§ **Exercise**: From the first line of the listing below to the line with "nan = np.nan", print each line exactly, and nothing more. Leave out the pictures.

===== The input

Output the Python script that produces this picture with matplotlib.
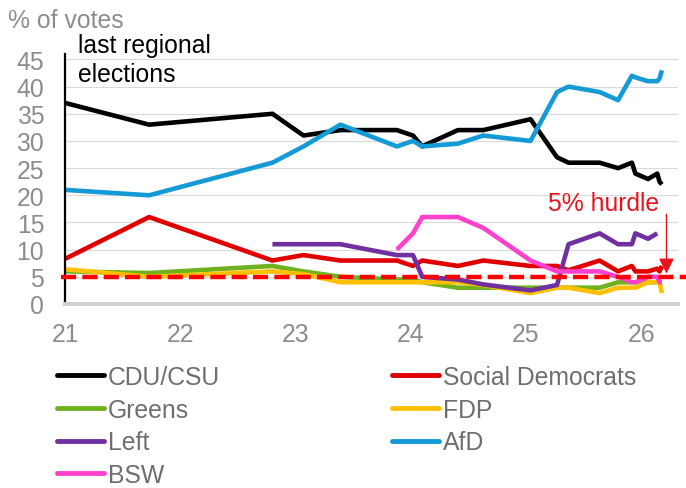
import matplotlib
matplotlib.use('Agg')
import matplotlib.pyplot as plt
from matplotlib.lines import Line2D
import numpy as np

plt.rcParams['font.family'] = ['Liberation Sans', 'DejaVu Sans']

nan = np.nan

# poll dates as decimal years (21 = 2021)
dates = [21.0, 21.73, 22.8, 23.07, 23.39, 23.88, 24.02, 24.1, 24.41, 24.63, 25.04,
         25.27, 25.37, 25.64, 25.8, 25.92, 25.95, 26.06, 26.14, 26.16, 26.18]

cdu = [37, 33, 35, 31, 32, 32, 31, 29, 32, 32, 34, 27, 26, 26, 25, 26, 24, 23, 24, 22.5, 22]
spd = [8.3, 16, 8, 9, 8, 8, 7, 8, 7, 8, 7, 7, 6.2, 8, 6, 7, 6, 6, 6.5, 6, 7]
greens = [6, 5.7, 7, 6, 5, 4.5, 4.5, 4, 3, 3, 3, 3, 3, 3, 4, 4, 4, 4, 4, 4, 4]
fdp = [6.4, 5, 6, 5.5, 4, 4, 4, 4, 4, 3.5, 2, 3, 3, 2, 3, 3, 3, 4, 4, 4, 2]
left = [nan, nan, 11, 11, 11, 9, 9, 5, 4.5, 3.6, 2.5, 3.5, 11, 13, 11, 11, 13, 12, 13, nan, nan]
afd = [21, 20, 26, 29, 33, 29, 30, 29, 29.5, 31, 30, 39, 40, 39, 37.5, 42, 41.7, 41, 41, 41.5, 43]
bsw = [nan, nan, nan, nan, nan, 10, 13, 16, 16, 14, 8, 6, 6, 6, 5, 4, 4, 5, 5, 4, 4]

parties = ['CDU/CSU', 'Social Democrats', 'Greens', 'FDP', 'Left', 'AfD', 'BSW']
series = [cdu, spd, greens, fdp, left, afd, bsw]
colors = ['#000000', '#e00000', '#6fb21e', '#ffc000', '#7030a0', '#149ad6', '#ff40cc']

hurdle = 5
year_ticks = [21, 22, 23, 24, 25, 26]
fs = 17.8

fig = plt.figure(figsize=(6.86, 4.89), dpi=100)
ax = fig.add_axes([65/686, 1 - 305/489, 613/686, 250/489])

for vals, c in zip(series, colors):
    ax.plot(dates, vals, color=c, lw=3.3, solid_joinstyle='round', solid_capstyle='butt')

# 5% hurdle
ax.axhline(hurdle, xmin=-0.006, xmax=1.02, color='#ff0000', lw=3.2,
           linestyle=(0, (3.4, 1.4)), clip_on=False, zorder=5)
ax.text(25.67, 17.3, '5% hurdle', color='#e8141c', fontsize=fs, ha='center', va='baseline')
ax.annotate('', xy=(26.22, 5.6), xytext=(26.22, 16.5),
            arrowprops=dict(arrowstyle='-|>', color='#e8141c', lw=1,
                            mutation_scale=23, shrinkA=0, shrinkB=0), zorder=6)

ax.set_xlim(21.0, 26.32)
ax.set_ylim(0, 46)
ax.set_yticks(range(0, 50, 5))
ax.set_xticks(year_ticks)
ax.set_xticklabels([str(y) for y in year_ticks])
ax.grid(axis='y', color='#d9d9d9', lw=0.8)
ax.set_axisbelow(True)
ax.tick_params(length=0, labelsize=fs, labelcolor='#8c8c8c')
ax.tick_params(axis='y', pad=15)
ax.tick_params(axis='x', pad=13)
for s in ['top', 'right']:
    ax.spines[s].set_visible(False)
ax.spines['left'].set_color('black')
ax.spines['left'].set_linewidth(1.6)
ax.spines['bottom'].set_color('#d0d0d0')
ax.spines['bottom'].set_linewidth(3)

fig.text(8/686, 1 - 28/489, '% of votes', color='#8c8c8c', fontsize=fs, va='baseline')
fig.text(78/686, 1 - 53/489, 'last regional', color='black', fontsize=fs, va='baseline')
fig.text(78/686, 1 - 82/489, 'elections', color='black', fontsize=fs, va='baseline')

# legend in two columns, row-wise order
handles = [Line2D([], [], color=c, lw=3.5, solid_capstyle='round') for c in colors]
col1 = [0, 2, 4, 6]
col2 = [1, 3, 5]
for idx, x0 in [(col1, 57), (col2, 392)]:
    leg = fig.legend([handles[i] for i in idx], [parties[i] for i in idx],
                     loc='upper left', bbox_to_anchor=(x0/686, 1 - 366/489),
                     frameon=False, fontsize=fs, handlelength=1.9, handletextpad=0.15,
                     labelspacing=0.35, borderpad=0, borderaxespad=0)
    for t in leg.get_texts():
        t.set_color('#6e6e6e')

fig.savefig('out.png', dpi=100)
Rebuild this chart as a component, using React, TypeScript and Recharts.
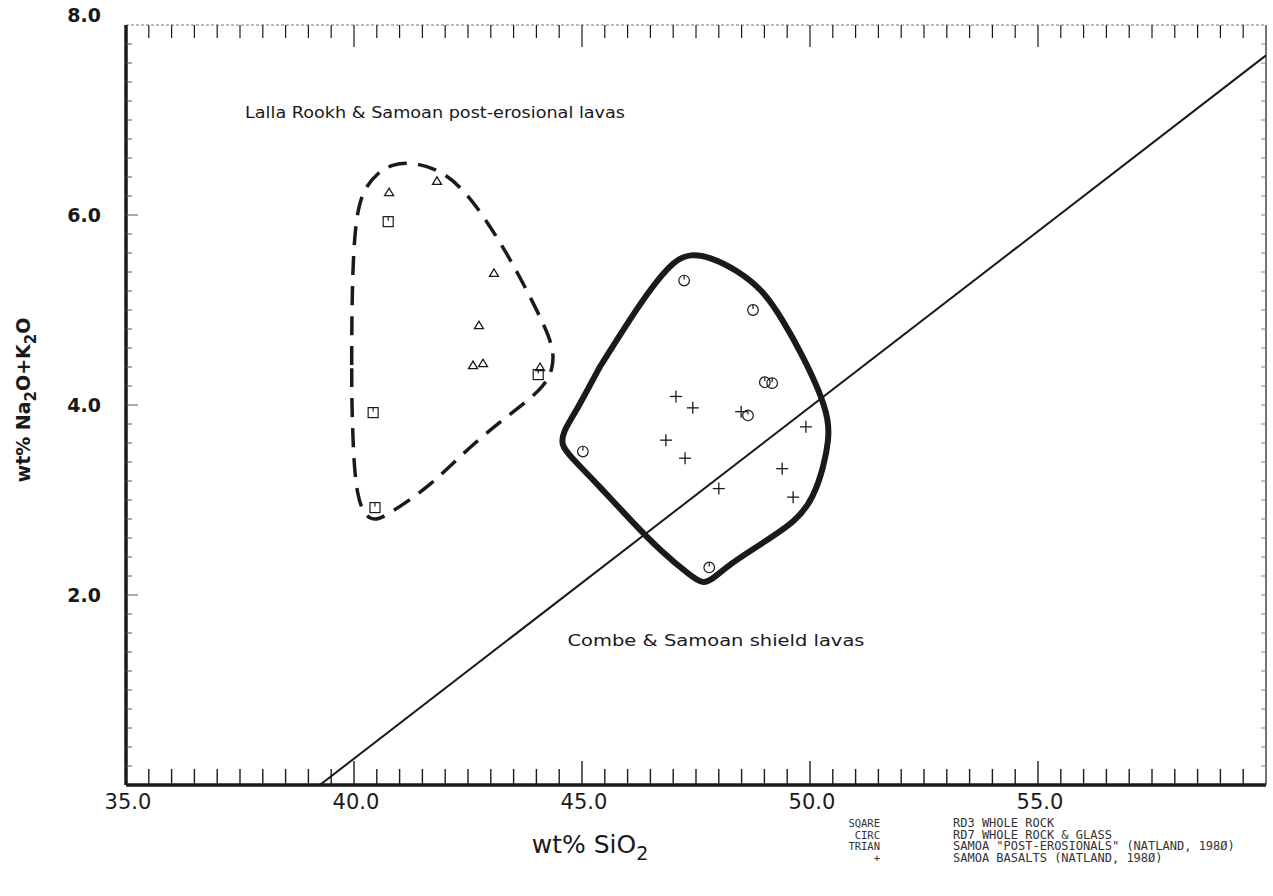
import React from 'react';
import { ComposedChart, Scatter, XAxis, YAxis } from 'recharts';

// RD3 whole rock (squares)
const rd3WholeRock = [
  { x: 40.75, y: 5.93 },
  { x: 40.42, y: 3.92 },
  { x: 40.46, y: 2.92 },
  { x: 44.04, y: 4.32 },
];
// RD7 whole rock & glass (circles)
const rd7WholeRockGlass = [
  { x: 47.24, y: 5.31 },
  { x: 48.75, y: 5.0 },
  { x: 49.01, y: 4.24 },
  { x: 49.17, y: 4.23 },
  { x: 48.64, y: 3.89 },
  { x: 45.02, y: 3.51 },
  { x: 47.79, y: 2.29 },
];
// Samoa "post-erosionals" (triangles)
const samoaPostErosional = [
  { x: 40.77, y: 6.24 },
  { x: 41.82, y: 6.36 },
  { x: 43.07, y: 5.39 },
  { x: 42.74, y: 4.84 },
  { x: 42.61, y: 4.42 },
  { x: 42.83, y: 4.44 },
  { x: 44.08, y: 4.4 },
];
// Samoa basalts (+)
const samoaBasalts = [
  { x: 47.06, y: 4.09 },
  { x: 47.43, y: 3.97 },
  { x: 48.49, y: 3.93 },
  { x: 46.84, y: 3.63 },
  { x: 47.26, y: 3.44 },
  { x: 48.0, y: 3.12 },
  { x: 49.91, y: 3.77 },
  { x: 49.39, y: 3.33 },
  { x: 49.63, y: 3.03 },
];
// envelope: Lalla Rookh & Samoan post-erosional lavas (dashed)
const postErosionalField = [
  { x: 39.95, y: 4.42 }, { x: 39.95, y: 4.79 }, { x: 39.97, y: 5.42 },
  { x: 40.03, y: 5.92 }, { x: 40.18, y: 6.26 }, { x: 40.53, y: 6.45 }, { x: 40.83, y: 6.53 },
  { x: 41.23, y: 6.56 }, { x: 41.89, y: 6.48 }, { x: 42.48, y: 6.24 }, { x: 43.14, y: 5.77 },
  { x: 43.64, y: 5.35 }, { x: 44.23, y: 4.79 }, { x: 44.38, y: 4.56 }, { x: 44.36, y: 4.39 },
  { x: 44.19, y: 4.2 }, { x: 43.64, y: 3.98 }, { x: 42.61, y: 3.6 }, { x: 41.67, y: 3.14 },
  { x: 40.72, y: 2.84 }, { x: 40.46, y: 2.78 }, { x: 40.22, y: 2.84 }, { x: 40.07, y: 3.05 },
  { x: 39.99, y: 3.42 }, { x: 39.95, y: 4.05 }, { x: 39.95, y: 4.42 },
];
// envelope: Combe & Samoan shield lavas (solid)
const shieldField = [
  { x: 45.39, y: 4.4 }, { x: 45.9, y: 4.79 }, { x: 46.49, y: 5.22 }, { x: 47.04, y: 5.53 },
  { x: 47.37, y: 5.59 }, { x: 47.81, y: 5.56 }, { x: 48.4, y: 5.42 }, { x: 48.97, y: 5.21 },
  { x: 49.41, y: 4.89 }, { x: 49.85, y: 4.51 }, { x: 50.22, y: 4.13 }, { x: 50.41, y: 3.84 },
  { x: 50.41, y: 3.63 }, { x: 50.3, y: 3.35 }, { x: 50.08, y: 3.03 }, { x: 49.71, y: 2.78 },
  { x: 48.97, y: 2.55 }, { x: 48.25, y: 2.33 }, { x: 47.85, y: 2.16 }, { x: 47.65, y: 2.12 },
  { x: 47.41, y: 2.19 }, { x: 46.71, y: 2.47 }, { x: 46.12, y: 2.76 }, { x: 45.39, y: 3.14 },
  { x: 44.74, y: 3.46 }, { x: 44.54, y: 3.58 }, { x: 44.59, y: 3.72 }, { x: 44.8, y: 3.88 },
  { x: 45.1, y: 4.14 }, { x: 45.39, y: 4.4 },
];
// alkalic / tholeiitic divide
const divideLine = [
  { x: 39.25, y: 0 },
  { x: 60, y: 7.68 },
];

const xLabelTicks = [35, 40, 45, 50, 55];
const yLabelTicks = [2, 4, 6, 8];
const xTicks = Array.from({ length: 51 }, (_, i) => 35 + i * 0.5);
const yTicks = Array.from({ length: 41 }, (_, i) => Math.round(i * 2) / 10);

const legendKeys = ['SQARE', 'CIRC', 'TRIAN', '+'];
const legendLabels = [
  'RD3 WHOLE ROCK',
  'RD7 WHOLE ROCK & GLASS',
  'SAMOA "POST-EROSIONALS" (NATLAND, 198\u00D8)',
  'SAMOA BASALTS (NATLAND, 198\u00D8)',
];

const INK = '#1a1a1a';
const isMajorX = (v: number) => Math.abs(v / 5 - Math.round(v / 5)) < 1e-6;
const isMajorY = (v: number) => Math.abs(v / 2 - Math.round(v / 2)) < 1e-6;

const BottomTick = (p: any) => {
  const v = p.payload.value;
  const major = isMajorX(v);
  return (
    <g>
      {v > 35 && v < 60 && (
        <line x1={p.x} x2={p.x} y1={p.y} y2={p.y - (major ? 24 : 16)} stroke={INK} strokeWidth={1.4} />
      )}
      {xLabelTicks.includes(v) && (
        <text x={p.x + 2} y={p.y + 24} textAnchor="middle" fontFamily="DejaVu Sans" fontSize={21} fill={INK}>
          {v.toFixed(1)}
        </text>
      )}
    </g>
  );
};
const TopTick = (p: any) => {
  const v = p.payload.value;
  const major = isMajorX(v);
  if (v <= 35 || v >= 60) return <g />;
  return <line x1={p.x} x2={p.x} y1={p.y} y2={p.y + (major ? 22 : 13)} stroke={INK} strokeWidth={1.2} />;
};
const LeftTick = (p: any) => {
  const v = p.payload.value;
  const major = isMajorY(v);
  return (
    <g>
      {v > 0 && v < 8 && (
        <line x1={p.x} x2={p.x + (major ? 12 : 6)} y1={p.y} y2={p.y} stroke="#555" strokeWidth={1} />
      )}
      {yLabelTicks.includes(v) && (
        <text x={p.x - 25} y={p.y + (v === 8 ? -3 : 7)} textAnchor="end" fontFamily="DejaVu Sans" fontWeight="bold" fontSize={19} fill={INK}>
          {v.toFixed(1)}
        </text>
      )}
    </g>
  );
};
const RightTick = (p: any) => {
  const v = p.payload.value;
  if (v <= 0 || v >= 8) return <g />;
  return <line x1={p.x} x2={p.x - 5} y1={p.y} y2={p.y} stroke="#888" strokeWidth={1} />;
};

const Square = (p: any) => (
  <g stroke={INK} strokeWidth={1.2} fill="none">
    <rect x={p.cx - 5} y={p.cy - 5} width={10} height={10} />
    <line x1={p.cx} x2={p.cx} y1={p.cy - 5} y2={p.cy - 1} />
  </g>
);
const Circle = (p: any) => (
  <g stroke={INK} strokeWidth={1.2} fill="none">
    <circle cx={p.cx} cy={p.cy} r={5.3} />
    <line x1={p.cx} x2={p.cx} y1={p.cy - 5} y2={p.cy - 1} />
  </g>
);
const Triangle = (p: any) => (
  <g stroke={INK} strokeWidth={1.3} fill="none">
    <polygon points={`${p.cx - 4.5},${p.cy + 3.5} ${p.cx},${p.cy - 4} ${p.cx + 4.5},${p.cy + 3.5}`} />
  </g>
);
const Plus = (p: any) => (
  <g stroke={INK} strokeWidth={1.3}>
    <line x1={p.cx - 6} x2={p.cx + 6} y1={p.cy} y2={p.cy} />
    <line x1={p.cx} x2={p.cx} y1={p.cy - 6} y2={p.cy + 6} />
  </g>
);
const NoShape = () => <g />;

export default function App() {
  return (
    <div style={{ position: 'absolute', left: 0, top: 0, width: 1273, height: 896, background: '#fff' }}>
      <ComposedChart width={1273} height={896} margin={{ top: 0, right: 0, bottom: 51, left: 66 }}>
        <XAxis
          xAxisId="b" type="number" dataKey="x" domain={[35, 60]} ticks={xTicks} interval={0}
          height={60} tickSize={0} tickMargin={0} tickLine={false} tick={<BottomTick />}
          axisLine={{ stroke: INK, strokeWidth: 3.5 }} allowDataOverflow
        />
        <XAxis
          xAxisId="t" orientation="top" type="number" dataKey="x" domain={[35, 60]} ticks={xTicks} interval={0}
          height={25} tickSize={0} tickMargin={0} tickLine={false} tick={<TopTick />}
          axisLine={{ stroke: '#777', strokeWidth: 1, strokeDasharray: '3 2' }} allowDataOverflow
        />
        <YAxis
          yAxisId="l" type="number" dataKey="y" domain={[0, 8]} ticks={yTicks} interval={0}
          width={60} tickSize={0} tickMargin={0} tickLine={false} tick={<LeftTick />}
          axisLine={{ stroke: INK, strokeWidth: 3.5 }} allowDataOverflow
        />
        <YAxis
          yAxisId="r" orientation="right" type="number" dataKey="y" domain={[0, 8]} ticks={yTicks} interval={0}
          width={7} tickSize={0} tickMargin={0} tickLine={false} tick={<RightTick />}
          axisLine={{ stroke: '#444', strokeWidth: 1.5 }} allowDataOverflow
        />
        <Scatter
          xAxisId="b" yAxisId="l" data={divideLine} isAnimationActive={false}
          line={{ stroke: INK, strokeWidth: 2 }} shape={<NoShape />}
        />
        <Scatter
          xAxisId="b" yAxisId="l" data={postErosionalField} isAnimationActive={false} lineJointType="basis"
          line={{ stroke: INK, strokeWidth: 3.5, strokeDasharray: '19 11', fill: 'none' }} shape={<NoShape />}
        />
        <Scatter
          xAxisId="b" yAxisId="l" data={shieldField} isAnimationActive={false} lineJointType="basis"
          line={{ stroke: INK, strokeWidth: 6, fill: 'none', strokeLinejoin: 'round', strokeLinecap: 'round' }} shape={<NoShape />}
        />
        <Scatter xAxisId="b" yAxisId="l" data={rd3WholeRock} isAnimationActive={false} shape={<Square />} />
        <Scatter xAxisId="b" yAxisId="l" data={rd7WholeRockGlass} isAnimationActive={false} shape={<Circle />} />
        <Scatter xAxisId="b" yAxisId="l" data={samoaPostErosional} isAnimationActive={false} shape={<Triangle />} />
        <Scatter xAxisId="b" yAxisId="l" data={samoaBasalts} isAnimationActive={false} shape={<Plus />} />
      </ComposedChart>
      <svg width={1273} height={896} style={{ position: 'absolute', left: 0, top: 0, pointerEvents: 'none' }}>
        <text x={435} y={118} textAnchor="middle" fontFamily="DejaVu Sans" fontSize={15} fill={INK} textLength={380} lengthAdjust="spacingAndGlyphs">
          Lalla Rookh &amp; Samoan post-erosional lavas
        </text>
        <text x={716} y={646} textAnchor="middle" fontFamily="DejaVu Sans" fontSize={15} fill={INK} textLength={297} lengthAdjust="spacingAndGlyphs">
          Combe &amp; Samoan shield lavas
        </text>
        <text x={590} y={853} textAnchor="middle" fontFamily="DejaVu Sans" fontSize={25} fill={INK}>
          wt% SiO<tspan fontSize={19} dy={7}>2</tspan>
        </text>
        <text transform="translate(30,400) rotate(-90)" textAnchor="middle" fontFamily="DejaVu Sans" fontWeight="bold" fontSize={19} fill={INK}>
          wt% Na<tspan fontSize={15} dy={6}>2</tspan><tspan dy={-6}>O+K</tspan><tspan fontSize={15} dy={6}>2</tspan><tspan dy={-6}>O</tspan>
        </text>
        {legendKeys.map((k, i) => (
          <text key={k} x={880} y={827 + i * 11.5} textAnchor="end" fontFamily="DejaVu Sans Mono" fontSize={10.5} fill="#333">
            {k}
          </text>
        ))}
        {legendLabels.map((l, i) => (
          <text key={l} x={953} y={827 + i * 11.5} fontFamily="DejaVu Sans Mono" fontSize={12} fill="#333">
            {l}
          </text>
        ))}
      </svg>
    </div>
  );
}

==========

§ **Task response**:
Output the Python script that produces this picture with matplotlib.
import matplotlib
matplotlib.use('Agg')
import matplotlib.pyplot as plt
from matplotlib.lines import Line2D
import numpy as np

plt.rcParams['font.family'] = ['Liberation Sans', 'DejaVu Sans']

nan = np.nan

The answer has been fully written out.